Set exercise: Check each line of the data for "this" and select those that have it.
┌─ Records to process
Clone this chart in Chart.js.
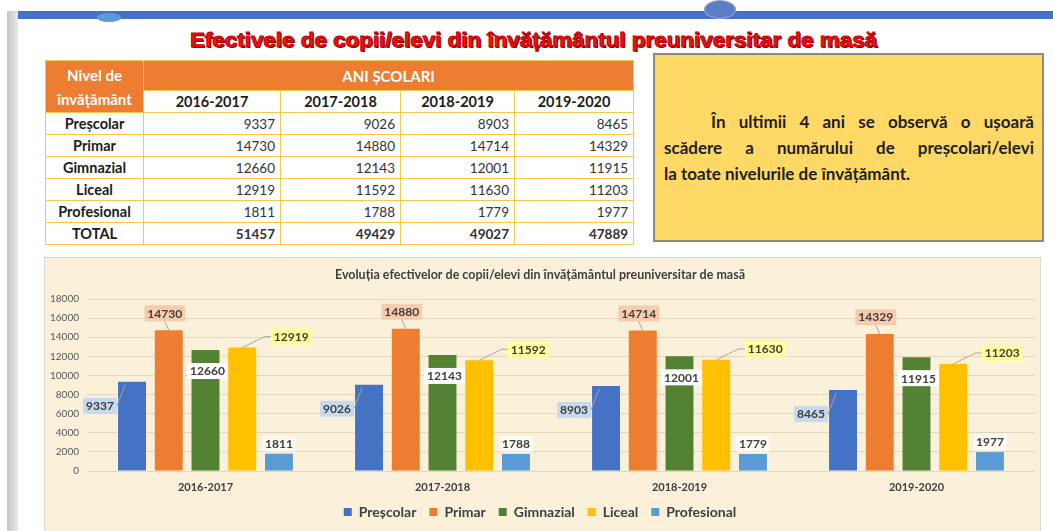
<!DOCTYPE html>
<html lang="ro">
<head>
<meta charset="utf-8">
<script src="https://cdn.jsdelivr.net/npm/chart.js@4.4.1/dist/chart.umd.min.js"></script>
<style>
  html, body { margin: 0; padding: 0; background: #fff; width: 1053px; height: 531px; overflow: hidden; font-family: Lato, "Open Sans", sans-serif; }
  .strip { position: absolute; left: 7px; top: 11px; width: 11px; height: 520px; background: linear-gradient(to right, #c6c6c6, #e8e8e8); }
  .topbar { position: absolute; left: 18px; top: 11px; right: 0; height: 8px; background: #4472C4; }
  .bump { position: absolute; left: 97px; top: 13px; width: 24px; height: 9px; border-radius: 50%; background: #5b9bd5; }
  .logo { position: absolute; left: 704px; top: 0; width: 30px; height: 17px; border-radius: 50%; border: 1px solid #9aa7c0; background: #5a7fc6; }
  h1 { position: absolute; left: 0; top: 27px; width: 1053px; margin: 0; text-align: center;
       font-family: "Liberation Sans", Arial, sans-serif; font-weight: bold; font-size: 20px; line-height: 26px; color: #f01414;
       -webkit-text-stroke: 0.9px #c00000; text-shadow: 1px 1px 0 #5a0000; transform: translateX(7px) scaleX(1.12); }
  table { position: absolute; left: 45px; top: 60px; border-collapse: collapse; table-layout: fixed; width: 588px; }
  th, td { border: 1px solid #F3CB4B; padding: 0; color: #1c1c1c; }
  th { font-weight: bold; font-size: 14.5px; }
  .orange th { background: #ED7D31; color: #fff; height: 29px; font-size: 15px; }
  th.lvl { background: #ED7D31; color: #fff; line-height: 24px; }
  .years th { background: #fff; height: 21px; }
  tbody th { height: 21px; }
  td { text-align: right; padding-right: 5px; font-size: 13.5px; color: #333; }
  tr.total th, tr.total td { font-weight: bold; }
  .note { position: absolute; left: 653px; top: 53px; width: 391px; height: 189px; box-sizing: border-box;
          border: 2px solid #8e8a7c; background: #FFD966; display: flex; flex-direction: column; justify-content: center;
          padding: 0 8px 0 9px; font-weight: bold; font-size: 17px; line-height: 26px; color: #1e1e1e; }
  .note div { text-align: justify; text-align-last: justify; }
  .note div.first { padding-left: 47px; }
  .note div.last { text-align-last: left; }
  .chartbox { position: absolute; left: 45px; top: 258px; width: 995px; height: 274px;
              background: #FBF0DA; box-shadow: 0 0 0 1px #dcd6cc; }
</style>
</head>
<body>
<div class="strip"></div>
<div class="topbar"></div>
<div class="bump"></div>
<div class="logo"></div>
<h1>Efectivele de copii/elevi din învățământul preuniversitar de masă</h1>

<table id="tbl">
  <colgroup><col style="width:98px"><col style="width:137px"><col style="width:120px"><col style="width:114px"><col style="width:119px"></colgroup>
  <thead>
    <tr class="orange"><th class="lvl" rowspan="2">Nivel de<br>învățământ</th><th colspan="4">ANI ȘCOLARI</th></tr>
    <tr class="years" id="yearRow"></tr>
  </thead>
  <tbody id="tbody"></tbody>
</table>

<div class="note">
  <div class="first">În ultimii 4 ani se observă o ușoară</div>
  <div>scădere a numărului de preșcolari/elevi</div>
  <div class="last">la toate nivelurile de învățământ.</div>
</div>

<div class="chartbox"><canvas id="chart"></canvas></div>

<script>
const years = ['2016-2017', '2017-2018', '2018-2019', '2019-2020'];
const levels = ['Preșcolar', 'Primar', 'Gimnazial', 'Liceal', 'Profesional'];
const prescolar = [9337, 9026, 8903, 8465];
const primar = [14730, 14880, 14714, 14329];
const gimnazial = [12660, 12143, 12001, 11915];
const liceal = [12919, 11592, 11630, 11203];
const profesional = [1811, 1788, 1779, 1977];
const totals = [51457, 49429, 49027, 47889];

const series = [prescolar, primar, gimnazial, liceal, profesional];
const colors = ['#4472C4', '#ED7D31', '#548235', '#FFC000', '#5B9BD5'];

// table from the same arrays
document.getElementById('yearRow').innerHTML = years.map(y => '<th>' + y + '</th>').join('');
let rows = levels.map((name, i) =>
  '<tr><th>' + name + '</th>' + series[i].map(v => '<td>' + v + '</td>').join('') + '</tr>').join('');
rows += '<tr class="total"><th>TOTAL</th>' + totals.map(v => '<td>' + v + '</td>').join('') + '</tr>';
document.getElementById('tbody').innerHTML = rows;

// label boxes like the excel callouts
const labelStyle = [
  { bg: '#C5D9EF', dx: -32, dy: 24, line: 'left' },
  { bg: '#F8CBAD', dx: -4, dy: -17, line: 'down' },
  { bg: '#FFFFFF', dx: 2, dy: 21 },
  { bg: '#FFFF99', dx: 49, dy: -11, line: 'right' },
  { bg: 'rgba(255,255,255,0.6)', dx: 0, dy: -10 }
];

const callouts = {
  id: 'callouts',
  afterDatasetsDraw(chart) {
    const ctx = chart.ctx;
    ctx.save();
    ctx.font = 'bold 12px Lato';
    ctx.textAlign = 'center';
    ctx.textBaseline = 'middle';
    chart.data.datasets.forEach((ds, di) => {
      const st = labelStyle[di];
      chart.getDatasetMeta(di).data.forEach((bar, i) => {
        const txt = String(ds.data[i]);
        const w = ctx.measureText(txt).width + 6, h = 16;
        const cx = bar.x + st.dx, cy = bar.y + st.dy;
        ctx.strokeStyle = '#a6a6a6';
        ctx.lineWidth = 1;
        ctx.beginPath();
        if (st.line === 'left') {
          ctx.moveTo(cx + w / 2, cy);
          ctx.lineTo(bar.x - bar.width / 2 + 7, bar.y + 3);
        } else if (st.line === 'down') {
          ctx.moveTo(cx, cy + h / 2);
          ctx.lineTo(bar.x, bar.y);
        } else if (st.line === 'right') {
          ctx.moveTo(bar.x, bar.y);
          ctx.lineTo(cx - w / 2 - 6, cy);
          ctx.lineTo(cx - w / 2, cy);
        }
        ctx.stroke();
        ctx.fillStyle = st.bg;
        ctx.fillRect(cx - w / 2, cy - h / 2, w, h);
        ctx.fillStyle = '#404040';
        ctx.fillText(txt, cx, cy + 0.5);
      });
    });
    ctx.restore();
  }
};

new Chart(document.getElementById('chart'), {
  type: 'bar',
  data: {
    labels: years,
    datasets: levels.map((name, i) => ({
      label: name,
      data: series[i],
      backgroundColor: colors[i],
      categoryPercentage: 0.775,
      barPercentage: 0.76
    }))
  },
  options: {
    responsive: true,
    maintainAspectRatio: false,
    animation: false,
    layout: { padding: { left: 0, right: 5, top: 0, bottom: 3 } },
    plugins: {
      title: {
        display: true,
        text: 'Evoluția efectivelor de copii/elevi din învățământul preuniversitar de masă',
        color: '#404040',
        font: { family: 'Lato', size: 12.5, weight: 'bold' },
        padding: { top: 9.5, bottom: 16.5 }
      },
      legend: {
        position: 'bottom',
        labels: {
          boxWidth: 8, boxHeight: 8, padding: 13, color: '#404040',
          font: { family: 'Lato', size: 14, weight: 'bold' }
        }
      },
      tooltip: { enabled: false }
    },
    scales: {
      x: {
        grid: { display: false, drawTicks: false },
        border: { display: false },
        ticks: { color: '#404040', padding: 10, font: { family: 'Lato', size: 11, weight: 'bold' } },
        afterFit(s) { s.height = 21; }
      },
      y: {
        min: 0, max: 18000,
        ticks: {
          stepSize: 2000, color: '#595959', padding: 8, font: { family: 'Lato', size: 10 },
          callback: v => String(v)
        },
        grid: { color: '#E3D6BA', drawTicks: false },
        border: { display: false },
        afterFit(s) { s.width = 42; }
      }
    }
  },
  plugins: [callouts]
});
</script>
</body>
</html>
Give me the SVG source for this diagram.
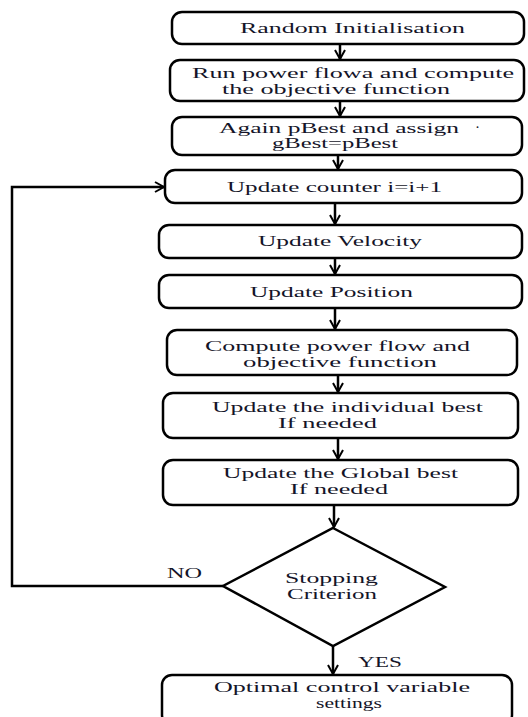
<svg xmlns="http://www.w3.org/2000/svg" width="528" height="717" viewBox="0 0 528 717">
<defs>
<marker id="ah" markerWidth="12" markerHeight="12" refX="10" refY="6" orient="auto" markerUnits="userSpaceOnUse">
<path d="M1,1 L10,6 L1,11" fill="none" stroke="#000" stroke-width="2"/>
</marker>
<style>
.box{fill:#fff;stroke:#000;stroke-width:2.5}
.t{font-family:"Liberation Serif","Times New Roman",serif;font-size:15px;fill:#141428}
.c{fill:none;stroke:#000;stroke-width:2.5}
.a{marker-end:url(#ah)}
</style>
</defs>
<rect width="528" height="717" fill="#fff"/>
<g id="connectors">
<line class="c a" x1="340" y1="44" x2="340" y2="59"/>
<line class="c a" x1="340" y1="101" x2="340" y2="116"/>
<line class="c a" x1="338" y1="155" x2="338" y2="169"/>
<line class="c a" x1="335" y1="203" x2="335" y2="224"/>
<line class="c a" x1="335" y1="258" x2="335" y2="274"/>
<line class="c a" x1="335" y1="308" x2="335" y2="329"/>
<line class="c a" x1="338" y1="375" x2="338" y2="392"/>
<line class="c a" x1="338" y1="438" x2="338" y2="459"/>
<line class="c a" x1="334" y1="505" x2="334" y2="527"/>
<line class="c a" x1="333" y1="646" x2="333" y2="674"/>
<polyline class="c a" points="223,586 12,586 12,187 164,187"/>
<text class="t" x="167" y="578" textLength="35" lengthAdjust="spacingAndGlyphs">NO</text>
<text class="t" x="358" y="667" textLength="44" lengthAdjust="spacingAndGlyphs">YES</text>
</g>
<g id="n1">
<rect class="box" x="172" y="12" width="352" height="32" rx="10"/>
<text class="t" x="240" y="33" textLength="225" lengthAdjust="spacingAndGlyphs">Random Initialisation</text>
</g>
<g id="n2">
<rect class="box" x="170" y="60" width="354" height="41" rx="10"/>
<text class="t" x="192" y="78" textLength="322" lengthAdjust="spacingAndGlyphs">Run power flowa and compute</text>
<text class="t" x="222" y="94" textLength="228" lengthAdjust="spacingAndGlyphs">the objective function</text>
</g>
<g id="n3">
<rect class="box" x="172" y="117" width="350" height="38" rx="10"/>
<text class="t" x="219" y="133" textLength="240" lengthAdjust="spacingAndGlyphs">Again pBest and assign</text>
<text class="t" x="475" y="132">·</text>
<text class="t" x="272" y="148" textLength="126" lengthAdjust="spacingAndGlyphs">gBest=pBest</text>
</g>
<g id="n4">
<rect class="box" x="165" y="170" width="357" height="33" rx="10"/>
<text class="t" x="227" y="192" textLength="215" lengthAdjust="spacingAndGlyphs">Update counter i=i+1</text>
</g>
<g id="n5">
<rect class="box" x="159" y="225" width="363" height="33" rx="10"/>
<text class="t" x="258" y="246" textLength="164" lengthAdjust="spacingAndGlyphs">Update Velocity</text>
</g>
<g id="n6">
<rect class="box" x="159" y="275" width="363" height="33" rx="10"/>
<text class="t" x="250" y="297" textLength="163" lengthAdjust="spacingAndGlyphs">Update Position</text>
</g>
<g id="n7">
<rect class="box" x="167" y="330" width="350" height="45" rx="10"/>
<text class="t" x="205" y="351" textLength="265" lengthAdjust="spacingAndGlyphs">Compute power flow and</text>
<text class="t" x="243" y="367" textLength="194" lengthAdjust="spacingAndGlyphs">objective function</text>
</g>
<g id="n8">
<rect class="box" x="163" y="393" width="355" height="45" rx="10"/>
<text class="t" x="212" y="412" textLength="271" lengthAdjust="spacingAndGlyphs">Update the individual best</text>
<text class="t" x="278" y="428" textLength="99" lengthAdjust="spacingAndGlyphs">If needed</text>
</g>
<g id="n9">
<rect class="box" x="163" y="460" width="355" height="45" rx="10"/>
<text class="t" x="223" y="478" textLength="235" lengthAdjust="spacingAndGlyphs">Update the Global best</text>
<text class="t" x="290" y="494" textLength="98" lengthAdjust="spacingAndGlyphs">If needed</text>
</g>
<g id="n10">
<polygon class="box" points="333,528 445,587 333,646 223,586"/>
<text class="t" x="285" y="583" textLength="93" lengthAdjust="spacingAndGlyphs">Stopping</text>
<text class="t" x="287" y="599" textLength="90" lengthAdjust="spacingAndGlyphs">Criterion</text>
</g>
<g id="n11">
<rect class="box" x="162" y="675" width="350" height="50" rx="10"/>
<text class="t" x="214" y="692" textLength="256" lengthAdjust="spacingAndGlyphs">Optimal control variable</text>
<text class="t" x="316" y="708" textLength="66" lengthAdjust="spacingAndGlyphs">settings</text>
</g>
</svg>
└─
Result:
Clone this chart in Chart.js.
Give me the SVG source for this diagram.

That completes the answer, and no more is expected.